Abstract

Abstract Time of emergence of anthropogenic climate change is a crucial metric in risk assessments surrounding future climate predictions. However, internal climate variability impairs the ability to make accurate statements about when climate change emerges from a background reference state. None of the existing efforts to explore uncertainties in time of emergence has explicitly explored the role of internal atmospheric circulation variability. Here a dynamical adjustment method based on constructed circulation analogs is used to provide new estimates of time of emergence of anthropogenic warming over North America and Europe from both a local and spatially aggregated perspective.
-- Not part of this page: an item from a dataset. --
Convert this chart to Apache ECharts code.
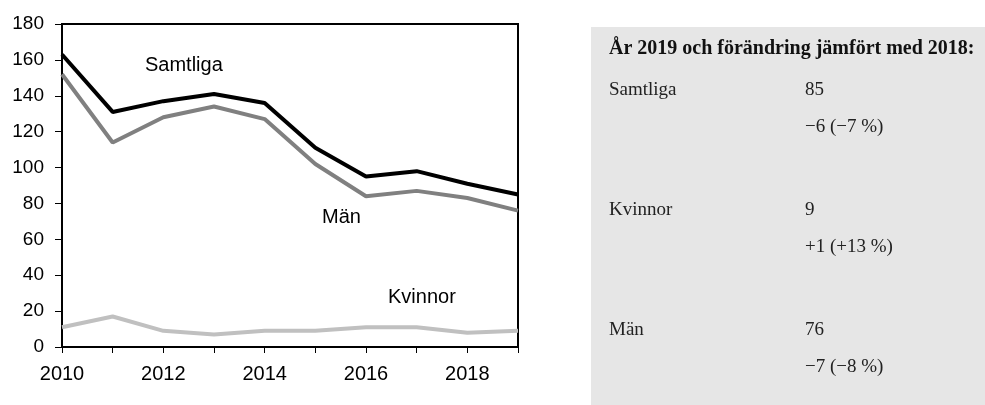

After removing the effects of internal atmospheric circulation variability, the emergence of anthropogenic warming occurs on average two decades earlier in winter and one decade earlier in summer over North America and Europe. Dynamical adjustment increases the percentage of land area over which warming has emerged by about 30% and 15% in winter (10% and 5% in summer) over North America and Europe, respectively. Using a large ensemble of simulations with a climate model, evidence is provided that thermodynamic factors related to variations in snow cover, sea ice, and soil moisture are important drivers of the remaining uncertainty in time of emergence. Model biases in variability lead to an underestimation (13%–22% over North America and <5% over Europe) of the land fraction emerged by 2010 in summer, indicating that the forced warming signal emerges earlier in observations than suggested by models. The results herein illustrate opportunities for future detection and attribution studies to improve physical understanding by explicitly accounting for internal atmospheric circulation variability.